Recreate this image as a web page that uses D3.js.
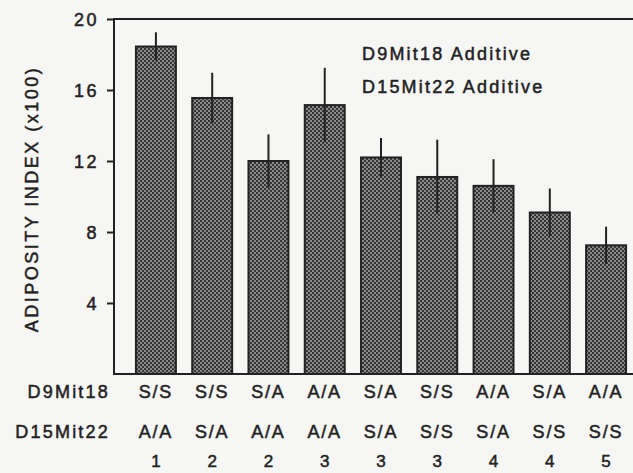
<!DOCTYPE html>
<html><head><meta charset="utf-8">
<script src="https://cdn.jsdelivr.net/npm/d3@7"></script>
<style>
html,body{margin:0;padding:0;background:#f6f6f4;overflow:hidden;}
svg{display:block;}
text{font-family:"Liberation Sans",Arial,Helvetica,sans-serif;fill:#222;stroke:#222;stroke-width:0.5px;}
</style></head>
<body>
<script>
const d9Mit18 = ["S/S","S/S","S/A","A/A","S/A","S/S","A/A","S/A","A/A"];
const d15Mit22 = ["A/A","S/A","A/A","A/A","S/A","S/S","S/A","S/S","S/S"];
const groupNumbers = ["1","2","2","3","3","3","4","4","5"];
const meanValues = [18.45, 15.55, 12.0, 15.15, 12.2, 11.1, 10.6, 9.1, 7.25];
const errValues = [0.8, 1.42, 1.5, 2.1, 1.1, 2.1, 1.5, 1.35, 1.05];
const yTicks = [4, 8, 12, 16, 20];
const legendLines = ["D9Mit18 Additive", "D15Mit22 Additive"];
const rowLabels = ["D9Mit18", "D15Mit22"];
const yTitle = "ADIPOSITY INDEX (x100)";

const W = 633, H = 473;
const mLeft = 114, mTop = 19, mBottom = 374, mRight = 633;

const svg = d3.select("body").append("svg").attr("width", W).attr("height", H);

const defs = svg.append("defs");
const pat = defs.append("pattern").attr("id","checker").attr("patternUnits","userSpaceOnUse")
  .attr("width",4).attr("height",4);
pat.append("rect").attr("width",4).attr("height",4).attr("fill","#8a8a8a");
pat.append("rect").attr("width",2).attr("height",2).attr("fill","#353535");
pat.append("rect").attr("x",2).attr("y",2).attr("width",2).attr("height",2).attr("fill","#353535");

const idx = d3.range(meanValues.length);
const x = d3.scaleBand().domain(idx).range([mLeft, 648]).paddingInner(0.29).paddingOuter(0.39);
const y = d3.scaleLinear().domain([0, 20]).range([mBottom, mTop]);

// bars
svg.append("g").selectAll("rect").data(idx).join("rect")
  .attr("x", i => x(i)).attr("width", x.bandwidth())
  .attr("y", i => y(meanValues[i])).attr("height", i => y(0) - y(meanValues[i]))
  .attr("fill", "url(#checker)").attr("stroke", "#222").attr("stroke-width", 2);

// error bars
svg.append("g").selectAll("line").data(idx).join("line")
  .attr("x1", i => x(i) + x.bandwidth()/2).attr("x2", i => x(i) + x.bandwidth()/2)
  .attr("y1", i => y(meanValues[i] + errValues[i])).attr("y2", i => y(meanValues[i] - errValues[i]))
  .attr("stroke", "#222").attr("stroke-width", 2);

// y axis
const yAxis = d3.axisLeft(y).tickValues(yTicks).tickSize(7).tickPadding(8).tickFormat(d3.format("d"));
const gy = svg.append("g").attr("transform", `translate(${mLeft},0)`).call(yAxis);
gy.select(".domain").remove();
gy.selectAll(".tick line").attr("stroke", "#222").attr("stroke-width", 2);
gy.selectAll(".tick text").attr("font-size", 18).attr("fill", "#222").attr("dy", "0.36em")
  .attr("letter-spacing", "2.5px").attr("font-family", "Liberation Sans, Arial, sans-serif");

// frame lines
const frame = svg.append("g").attr("stroke", "#222").attr("stroke-width", 2).attr("fill", "none");
frame.append("line").attr("x1", mLeft).attr("x2", mLeft).attr("y1", mTop).attr("y2", mBottom + 1);
frame.append("line").attr("x1", mLeft - 1).attr("x2", mRight).attr("y1", mTop).attr("y2", mTop);
frame.append("line").attr("x1", mLeft - 1).attr("x2", mRight).attr("y1", mBottom).attr("y2", mBottom);

// y title
svg.append("text").attr("transform", `translate(38,199) rotate(-90)`)
  .attr("text-anchor", "middle").attr("font-size", 18).attr("letter-spacing", "2.5px")
  .text(yTitle);

// legend text
svg.append("g").selectAll("text").data(legendLines).join("text")
  .attr("x", 362).attr("y", (d, i) => 60 + i * 33)
  .attr("font-size", 18).attr("letter-spacing", "2.2px").text(d => d);

// row labels
const rowY = [398, 438];
svg.append("g").selectAll("text").data(rowLabels).join("text")
  .attr("x", 110).attr("y", (d, i) => rowY[i]).attr("text-anchor", "end")
  .attr("font-size", 18).attr("letter-spacing", "2.2px").text(d => d);

// category labels
const rows = [d9Mit18, d15Mit22];
rows.forEach((arr, r) => {
  svg.append("g").selectAll("text").data(idx).join("text")
    .attr("x", i => x(i) + x.bandwidth()/2).attr("y", rowY[r]).attr("text-anchor", "middle")
    .attr("font-size", 18).attr("letter-spacing", "1.8px").text(i => arr[i]);
});
svg.append("g").selectAll("text").data(idx).join("text")
  .attr("x", i => x(i) + x.bandwidth()/2).attr("y", 467).attr("text-anchor", "middle")
  .attr("font-size", 17).text(i => groupNumbers[i]);
</script>
</body></html>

---*---

▶ **SHORT EXERCISE**
The listing above needs to be output again exactly. Don't include the pictures.

▶ **THE RESULT**
Recreate this image as a web page that uses D3.js.
<!DOCTYPE html>
<html><head><meta charset="utf-8">
<script src="https://cdn.jsdelivr.net/npm/d3@7"></script>
<style>
html,body{margin:0;padding:0;background:#f6f6f4;overflow:hidden;}
svg{display:block;}
text{font-family:"Liberation Sans",Arial,Helvetica,sans-serif;fill:#222;stroke:#222;stroke-width:0.5px;}
</style></head>
<body>
<script>
const d9Mit18 = ["S/S","S/S","S/A","A/A","S/A","S/S","A/A","S/A","A/A"];
const d15Mit22 = ["A/A","S/A","A/A","A/A","S/A","S/S","S/A","S/S","S/S"];
const groupNumbers = ["1","2","2","3","3","3","4","4","5"];
const meanValues = [18.45, 15.55, 12.0, 15.15, 12.2, 11.1, 10.6, 9.1, 7.25];
const errValues = [0.8, 1.42, 1.5, 2.1, 1.1, 2.1, 1.5, 1.35, 1.05];
const yTicks = [4, 8, 12, 16, 20];
const legendLines = ["D9Mit18 Additive", "D15Mit22 Additive"];
const rowLabels = ["D9Mit18", "D15Mit22"];
const yTitle = "ADIPOSITY INDEX (x100)";

const W = 633, H = 473;
const mLeft = 114, mTop = 19, mBottom = 374, mRight = 633;

const svg = d3.select("body").append("svg").attr("width", W).attr("height", H);

const defs = svg.append("defs");
const pat = defs.append("pattern").attr("id","checker").attr("patternUnits","userSpaceOnUse")
  .attr("width",4).attr("height",4);
pat.append("rect").attr("width",4).attr("height",4).attr("fill","#8a8a8a");
pat.append("rect").attr("width",2).attr("height",2).attr("fill","#353535");
pat.append("rect").attr("x",2).attr("y",2).attr("width",2).attr("height",2).attr("fill","#353535");

const idx = d3.range(meanValues.length);
const x = d3.scaleBand().domain(idx).range([mLeft, 648]).paddingInner(0.29).paddingOuter(0.39);
const y = d3.scaleLinear().domain([0, 20]).range([mBottom, mTop]);

// bars
svg.append("g").selectAll("rect").data(idx).join("rect")
  .attr("x", i => x(i)).attr("width", x.bandwidth())
  .attr("y", i => y(meanValues[i])).attr("height", i => y(0) - y(meanValues[i]))
  .attr("fill", "url(#checker)").attr("stroke", "#222").attr("stroke-width", 2);

// error bars
svg.append("g").selectAll("line").data(idx).join("line")
  .attr("x1", i => x(i) + x.bandwidth()/2).attr("x2", i => x(i) + x.bandwidth()/2)
  .attr("y1", i => y(meanValues[i] + errValues[i])).attr("y2", i => y(meanValues[i] - errValues[i]))
  .attr("stroke", "#222").attr("stroke-width", 2);

// y axis
const yAxis = d3.axisLeft(y).tickValues(yTicks).tickSize(7).tickPadding(8).tickFormat(d3.format("d"));
const gy = svg.append("g").attr("transform", `translate(${mLeft},0)`).call(yAxis);
gy.select(".domain").remove();
gy.selectAll(".tick line").attr("stroke", "#222").attr("stroke-width", 2);
gy.selectAll(".tick text").attr("font-size", 18).attr("fill", "#222").attr("dy", "0.36em")
  .attr("letter-spacing", "2.5px").attr("font-family", "Liberation Sans, Arial, sans-serif");

// frame lines
const frame = svg.append("g").attr("stroke", "#222").attr("stroke-width", 2).attr("fill", "none");
frame.append("line").attr("x1", mLeft).attr("x2", mLeft).attr("y1", mTop).attr("y2", mBottom + 1);
frame.append("line").attr("x1", mLeft - 1).attr("x2", mRight).attr("y1", mTop).attr("y2", mTop);
frame.append("line").attr("x1", mLeft - 1).attr("x2", mRight).attr("y1", mBottom).attr("y2", mBottom);

// y title
svg.append("text").attr("transform", `translate(38,199) rotate(-90)`)
  .attr("text-anchor", "middle").attr("font-size", 18).attr("letter-spacing", "2.5px")
  .text(yTitle);

// legend text
svg.append("g").selectAll("text").data(legendLines).join("text")
  .attr("x", 362).attr("y", (d, i) => 60 + i * 33)
  .attr("font-size", 18).attr("letter-spacing", "2.2px").text(d => d);

// row labels
const rowY = [398, 438];
svg.append("g").selectAll("text").data(rowLabels).join("text")
  .attr("x", 110).attr("y", (d, i) => rowY[i]).attr("text-anchor", "end")
  .attr("font-size", 18).attr("letter-spacing", "2.2px").text(d => d);

// category labels
const rows = [d9Mit18, d15Mit22];
rows.forEach((arr, r) => {
  svg.append("g").selectAll("text").data(idx).join("text")
    .attr("x", i => x(i) + x.bandwidth()/2).attr("y", rowY[r]).attr("text-anchor", "middle")
    .attr("font-size", 18).attr("letter-spacing", "1.8px").text(i => arr[i]);
});
svg.append("g").selectAll("text").data(idx).join("text")
  .attr("x", i => x(i) + x.bandwidth()/2).attr("y", 467).attr("text-anchor", "middle")
  .attr("font-size", 17).text(i => groupNumbers[i]);
</script>
</body></html>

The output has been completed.